WHAT THE TASK ASKS
Would you write out the listing verbatim and skip every picture in it?

DATA PROVIDED
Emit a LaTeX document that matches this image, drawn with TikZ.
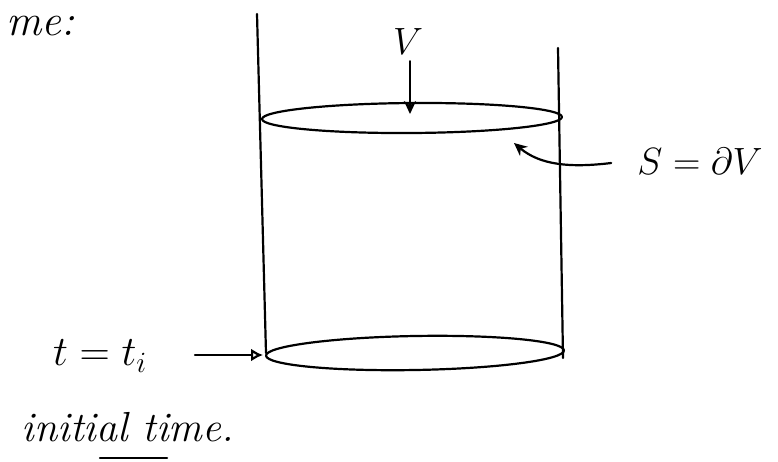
\RequirePackage{fix-cm}
\documentclass[tikz,border=0pt]{standalone}
\usetikzlibrary{arrows.meta}
\begin{document}
\begin{tikzpicture}[x=1pt,y=-1pt,
  pen/.style={line width=2.2pt,line cap=round,line join=round},
  lbl/.style={font=\fontsize{38}{42}\selectfont,inner sep=0pt}]
\useasboundingbox (0,0) rectangle (778,461);
% walls
\coordinate (lt) at (257,14);
\coordinate (lb) at (266,353);
\coordinate (rt) at (558,48);
\coordinate (rb) at (563,358);
\draw[pen] (lt) -- (lb);
\draw[pen] (rt) -- (rb);
% top and bottom discs
\draw[pen,rotate around={0.4:(412,118)}] (412,118) ellipse [x radius=150, y radius=15];
\draw[pen,rotate around={1:(415,353)}] (415,353) ellipse [x radius=149, y radius=17];
% labels
\node[lbl] (V) at (408,42) {$V$};
\coordinate (Vtip) at (410,114);
\draw[pen,-{Stealth[length=13pt,width=12pt]}] (V.south) ++(2,6) -- (Vtip);
\node[lbl] (S) at (700,161) {$S=\partial V$};
\coordinate (Stip) at (514,143);
\draw[pen,-{Stealth[length=13pt,width=12pt]}] (S.west) ++(-26,2) .. controls (570,168) and (540,165) .. (Stip);
\node[lbl,font=\fontsize{42}{46}\selectfont] (t) at (100,356) {$t=t_i$};
\coordinate (ttip) at (263,355);
\draw[pen,-{Latex[open,length=12pt,width=13pt]}] (195,355) -- (ttip);
\node[lbl,font=\fontsize{42}{46}\selectfont\itshape] (init) at (128,427) {initial time.};
\draw[pen,line width=2.5pt] (100,458) -- (167,458);
\node[lbl,font=\fontsize{44}{48}\selectfont\itshape,anchor=south west] (time) at (6,36) {me:};
\end{tikzpicture}
\end{document}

CORRECT OUTPUT
Emit a LaTeX document that matches this image, drawn with TikZ.
\RequirePackage{fix-cm}
\documentclass[tikz,border=0pt]{standalone}
\usetikzlibrary{arrows.meta}
\begin{document}
\begin{tikzpicture}[x=1pt,y=-1pt,
  pen/.style={line width=2.2pt,line cap=round,line join=round},
  lbl/.style={font=\fontsize{38}{42}\selectfont,inner sep=0pt}]
\useasboundingbox (0,0) rectangle (778,461);
% walls
\coordinate (lt) at (257,14);
\coordinate (lb) at (266,353);
\coordinate (rt) at (558,48);
\coordinate (rb) at (563,358);
\draw[pen] (lt) -- (lb);
\draw[pen] (rt) -- (rb);
% top and bottom discs
\draw[pen,rotate around={0.4:(412,118)}] (412,118) ellipse [x radius=150, y radius=15];
\draw[pen,rotate around={1:(415,353)}] (415,353) ellipse [x radius=149, y radius=17];
% labels
\node[lbl] (V) at (408,42) {$V$};
\coordinate (Vtip) at (410,114);
\draw[pen,-{Stealth[length=13pt,width=12pt]}] (V.south) ++(2,6) -- (Vtip);
\node[lbl] (S) at (700,161) {$S=\partial V$};
\coordinate (Stip) at (514,143);
\draw[pen,-{Stealth[length=13pt,width=12pt]}] (S.west) ++(-26,2) .. controls (570,168) and (540,165) .. (Stip);
\node[lbl,font=\fontsize{42}{46}\selectfont] (t) at (100,356) {$t=t_i$};
\coordinate (ttip) at (263,355);
\draw[pen,-{Latex[open,length=12pt,width=13pt]}] (195,355) -- (ttip);
\node[lbl,font=\fontsize{42}{46}\selectfont\itshape] (init) at (128,427) {initial time.};
\draw[pen,line width=2.5pt] (100,458) -- (167,458);
\node[lbl,font=\fontsize{44}{48}\selectfont\itshape,anchor=south west] (time) at (6,36) {me:};
\end{tikzpicture}
\end{document}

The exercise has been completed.